**Material provided:**
--
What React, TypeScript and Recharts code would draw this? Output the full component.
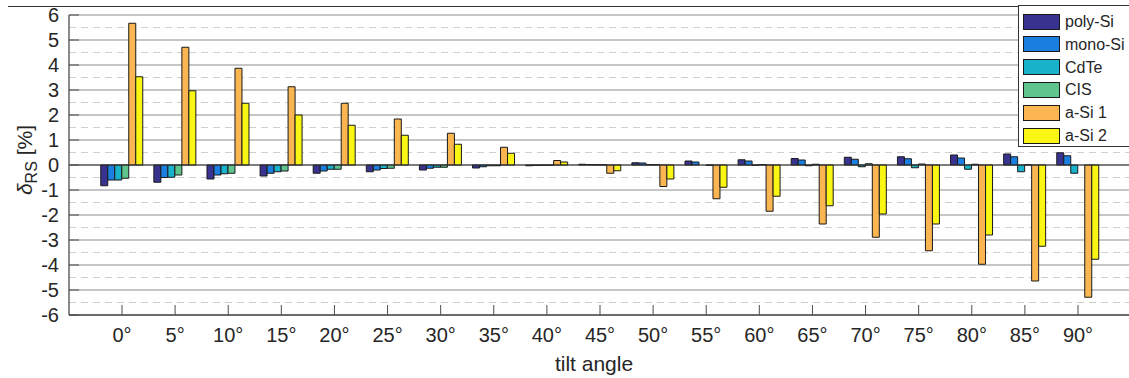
import { BarChart, Bar, XAxis, YAxis, CartesianGrid, ReferenceLine, Label } from 'recharts';

const angles = ['0°', '5°', '10°', '15°', '20°', '25°', '30°', '35°', '40°', '45°', '50°', '55°', '60°', '65°', '70°', '75°', '80°', '85°', '90°'];

const polySi = [-0.83, -0.69, -0.56, -0.44, -0.33, -0.27, -0.2, -0.12, -0.03, 0.03, 0.09, 0.16, 0.21, 0.26, 0.31, 0.33, 0.4, 0.44, 0.49];
const monoSi = [-0.6, -0.5, -0.4, -0.33, -0.24, -0.2, -0.13, -0.07, -0.02, 0.02, 0.08, 0.12, 0.16, 0.2, 0.23, 0.25, 0.28, 0.33, 0.37];
const cdTe = [-0.6, -0.49, -0.35, -0.27, -0.17, -0.14, -0.09, -0.03, -0.01, 0.01, 0.02, 0.0, -0.01, -0.03, -0.07, -0.11, -0.17, -0.27, -0.33];
const cis = [-0.53, -0.4, -0.33, -0.24, -0.17, -0.13, -0.09, -0.03, -0.01, 0.01, 0.01, -0.01, 0.02, 0.03, 0.05, 0.04, 0.03, 0.01, 0.0];
const aSi1 = [5.67, 4.71, 3.87, 3.13, 2.47, 1.84, 1.27, 0.71, 0.18, -0.33, -0.86, -1.35, -1.85, -2.36, -2.89, -3.43, -3.97, -4.64, -5.29];
const aSi2 = [3.53, 2.97, 2.47, 2.0, 1.59, 1.19, 0.83, 0.47, 0.12, -0.23, -0.56, -0.89, -1.25, -1.63, -1.96, -2.36, -2.8, -3.25, -3.77];

const seriesNames = ['poly-Si', 'mono-Si', 'CdTe', 'CIS', 'a-Si 1', 'a-Si 2'];
const seriesColors = ['#38338f', '#1a7fe0', '#18b2ca', '#5fc48e', '#fbb651', '#f9f614'];
const seriesValues = [polySi, monoSi, cdTe, cis, aSi1, aSi2];

const yTicks = [-6, -5, -4, -3, -2, -1, 0, 1, 2, 3, 4, 5, 6];
const yHalfTicks = [-5.5, -4.5, -3.5, -2.5, -1.5, -0.5, 0.5, 1.5, 2.5, 3.5, 4.5, 5.5];

const data = angles.map((angle, i) => {
  const row: Record<string, string | number> = { angle };
  seriesValues.forEach((vals, s) => { row['s' + s] = vals[i]; });
  return row;
});

const font = '"Liberation Sans", Arial, sans-serif';
const axisColor = '#4d4d4d';
const pad = { left: 26.44, right: 26.44 };

const App = () => {
  return (
    <div style={{ position: 'absolute', left: 0, top: 0, width: 1129, height: 378, overflow: 'hidden', background: '#fff', fontFamily: font }}>
      <div style={{ position: 'absolute', left: 8, top: 6, width: 1130, borderTop: '1px solid #333' }} />
      <BarChart
        width={1160}
        height={378}
        data={data}
        margin={{ top: 15, right: 29, bottom: 13, left: 0 }}
        barCategoryGap="10%"
        barGap={0}
      >
        <CartesianGrid vertical={false} stroke="#cfcfcf" strokeDasharray="7 5" horizontalValues={yHalfTicks} />
        <CartesianGrid vertical={false} stroke="#b3b3b3" strokeWidth={1.3} />
        <XAxis
          xAxisId="top"
          orientation="top"
          dataKey="angle"
          height={0}
          padding={pad}
          interval={0}
          tick={false}
          tickSize={-10}
          axisLine={{ stroke: axisColor, strokeWidth: 1.3 }}
          tickLine={{ stroke: axisColor }}
        />
        <XAxis
          dataKey="angle"
          height={50}
          padding={pad}
          interval={0}
          tickSize={-10}
          tickMargin={23}
          axisLine={{ stroke: axisColor, strokeWidth: 1.3 }}
          tickLine={{ stroke: axisColor }}
          tick={{ fontSize: 20, fill: '#262626', fontFamily: font }}
        >
          <Label
            content={() => (
              <text x={594} y={371} textAnchor="middle" fontSize={21} fill="#262626" fontFamily={font}>
                tilt angle
              </text>
            )}
          />
        </XAxis>
        <YAxis
          type="number"
          domain={[-6, 6]}
          ticks={yTicks}
          interval={0}
          width={69}
          tickSize={-10}
          tickMargin={20}
          allowDataOverflow
          axisLine={{ stroke: axisColor, strokeWidth: 1.3 }}
          tickLine={{ stroke: axisColor }}
          tick={{ fontSize: 20, fill: '#262626', fontFamily: font }}
        >
          <Label
            content={() => (
              <text transform="translate(32,160) rotate(-90)" textAnchor="middle" fontSize={21} fill="#262626" fontFamily={font}>
                <tspan fontStyle="italic">δ</tspan>
                <tspan dy={5} fontSize={16}>RS</tspan>
                <tspan dy={-5}> [%]</tspan>
              </text>
            )}
          />
        </YAxis>
        <ReferenceLine y={0} stroke="#333" strokeWidth={1.2} />
        {seriesNames.map((name, s) => (
          <Bar
            key={name}
            dataKey={'s' + s}
            name={name}
            fill={seriesColors[s]}
            stroke="#1a1a1a"
            strokeWidth={1}
            isAnimationActive={false}
          />
        ))}
      </BarChart>
      <div
        style={{
          position: 'absolute',
          left: 1018,
          top: 5,
          width: 130,
          height: 142,
          border: '1px solid #333',
          background: '#fff',
          boxSizing: 'border-box',
        }}
      >
        {seriesNames.map((name, s) => (
          <div key={name} style={{ position: 'absolute', left: 4, top: 7 + s * 22.8, display: 'flex', alignItems: 'center', height: 17 }}>
            <span style={{ display: 'inline-block', width: 37, height: 16, background: seriesColors[s], border: '1px solid #1a1a1a', boxSizing: 'border-box' }} />
            <span style={{ marginLeft: 5, fontSize: 16, color: '#262626', lineHeight: '17px' }}>{name}</span>
          </div>
        ))}
      </div>
    </div>
  );
};

export default App;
--
**Requirement:** Using the material above, set down every line exactly, but skip the pictures.

**Response to the exercise:**
What React, TypeScript and Recharts code would draw this? Output the full component.
import { BarChart, Bar, XAxis, YAxis, CartesianGrid, ReferenceLine, Label } from 'recharts';

const angles = ['0°', '5°', '10°', '15°', '20°', '25°', '30°', '35°', '40°', '45°', '50°', '55°', '60°', '65°', '70°', '75°', '80°', '85°', '90°'];

const polySi = [-0.83, -0.69, -0.56, -0.44, -0.33, -0.27, -0.2, -0.12, -0.03, 0.03, 0.09, 0.16, 0.21, 0.26, 0.31, 0.33, 0.4, 0.44, 0.49];
const monoSi = [-0.6, -0.5, -0.4, -0.33, -0.24, -0.2, -0.13, -0.07, -0.02, 0.02, 0.08, 0.12, 0.16, 0.2, 0.23, 0.25, 0.28, 0.33, 0.37];
const cdTe = [-0.6, -0.49, -0.35, -0.27, -0.17, -0.14, -0.09, -0.03, -0.01, 0.01, 0.02, 0.0, -0.01, -0.03, -0.07, -0.11, -0.17, -0.27, -0.33];
const cis = [-0.53, -0.4, -0.33, -0.24, -0.17, -0.13, -0.09, -0.03, -0.01, 0.01, 0.01, -0.01, 0.02, 0.03, 0.05, 0.04, 0.03, 0.01, 0.0];
const aSi1 = [5.67, 4.71, 3.87, 3.13, 2.47, 1.84, 1.27, 0.71, 0.18, -0.33, -0.86, -1.35, -1.85, -2.36, -2.89, -3.43, -3.97, -4.64, -5.29];
const aSi2 = [3.53, 2.97, 2.47, 2.0, 1.59, 1.19, 0.83, 0.47, 0.12, -0.23, -0.56, -0.89, -1.25, -1.63, -1.96, -2.36, -2.8, -3.25, -3.77];

const seriesNames = ['poly-Si', 'mono-Si', 'CdTe', 'CIS', 'a-Si 1', 'a-Si 2'];
const seriesColors = ['#38338f', '#1a7fe0', '#18b2ca', '#5fc48e', '#fbb651', '#f9f614'];
const seriesValues = [polySi, monoSi, cdTe, cis, aSi1, aSi2];

const yTicks = [-6, -5, -4, -3, -2, -1, 0, 1, 2, 3, 4, 5, 6];
const yHalfTicks = [-5.5, -4.5, -3.5, -2.5, -1.5, -0.5, 0.5, 1.5, 2.5, 3.5, 4.5, 5.5];

const data = angles.map((angle, i) => {
  const row: Record<string, string | number> = { angle };
  seriesValues.forEach((vals, s) => { row['s' + s] = vals[i]; });
  return row;
});

const font = '"Liberation Sans", Arial, sans-serif';
const axisColor = '#4d4d4d';
const pad = { left: 26.44, right: 26.44 };

const App = () => {
  return (
    <div style={{ position: 'absolute', left: 0, top: 0, width: 1129, height: 378, overflow: 'hidden', background: '#fff', fontFamily: font }}>
      <div style={{ position: 'absolute', left: 8, top: 6, width: 1130, borderTop: '1px solid #333' }} />
      <BarChart
        width={1160}
        height={378}
        data={data}
        margin={{ top: 15, right: 29, bottom: 13, left: 0 }}
        barCategoryGap="10%"
        barGap={0}
      >
        <CartesianGrid vertical={false} stroke="#cfcfcf" strokeDasharray="7 5" horizontalValues={yHalfTicks} />
        <CartesianGrid vertical={false} stroke="#b3b3b3" strokeWidth={1.3} />
        <XAxis
          xAxisId="top"
          orientation="top"
          dataKey="angle"
          height={0}
          padding={pad}
          interval={0}
          tick={false}
          tickSize={-10}
          axisLine={{ stroke: axisColor, strokeWidth: 1.3 }}
          tickLine={{ stroke: axisColor }}
        />
        <XAxis
          dataKey="angle"
          height={50}
          padding={pad}
          interval={0}
          tickSize={-10}
          tickMargin={23}
          axisLine={{ stroke: axisColor, strokeWidth: 1.3 }}
          tickLine={{ stroke: axisColor }}
          tick={{ fontSize: 20, fill: '#262626', fontFamily: font }}
        >
          <Label
            content={() => (
              <text x={594} y={371} textAnchor="middle" fontSize={21} fill="#262626" fontFamily={font}>
                tilt angle
              </text>
            )}
          />
        </XAxis>
        <YAxis
          type="number"
          domain={[-6, 6]}
          ticks={yTicks}
          interval={0}
          width={69}
          tickSize={-10}
          tickMargin={20}
          allowDataOverflow
          axisLine={{ stroke: axisColor, strokeWidth: 1.3 }}
          tickLine={{ stroke: axisColor }}
          tick={{ fontSize: 20, fill: '#262626', fontFamily: font }}
        >
          <Label
            content={() => (
              <text transform="translate(32,160) rotate(-90)" textAnchor="middle" fontSize={21} fill="#262626" fontFamily={font}>
                <tspan fontStyle="italic">δ</tspan>
                <tspan dy={5} fontSize={16}>RS</tspan>
                <tspan dy={-5}> [%]</tspan>
              </text>
            )}
          />
        </YAxis>
        <ReferenceLine y={0} stroke="#333" strokeWidth={1.2} />
        {seriesNames.map((name, s) => (
          <Bar
            key={name}
            dataKey={'s' + s}
            name={name}
            fill={seriesColors[s]}
            stroke="#1a1a1a"
            strokeWidth={1}
            isAnimationActive={false}
          />
        ))}
      </BarChart>
      <div
        style={{
          position: 'absolute',
          left: 1018,
          top: 5,
          width: 130,
          height: 142,
          border: '1px solid #333',
          background: '#fff',
          boxSizing: 'border-box',
        }}
      >
        {seriesNames.map((name, s) => (
          <div key={name} style={{ position: 'absolute', left: 4, top: 7 + s * 22.8, display: 'flex', alignItems: 'center', height: 17 }}>
            <span style={{ display: 'inline-block', width: 37, height: 16, background: seriesColors[s], border: '1px solid #1a1a1a', boxSizing: 'border-box' }} />
            <span style={{ marginLeft: 5, fontSize: 16, color: '#262626', lineHeight: '17px' }}>{name}</span>
          </div>
        ))}
      </div>
    </div>
  );
};

export default App;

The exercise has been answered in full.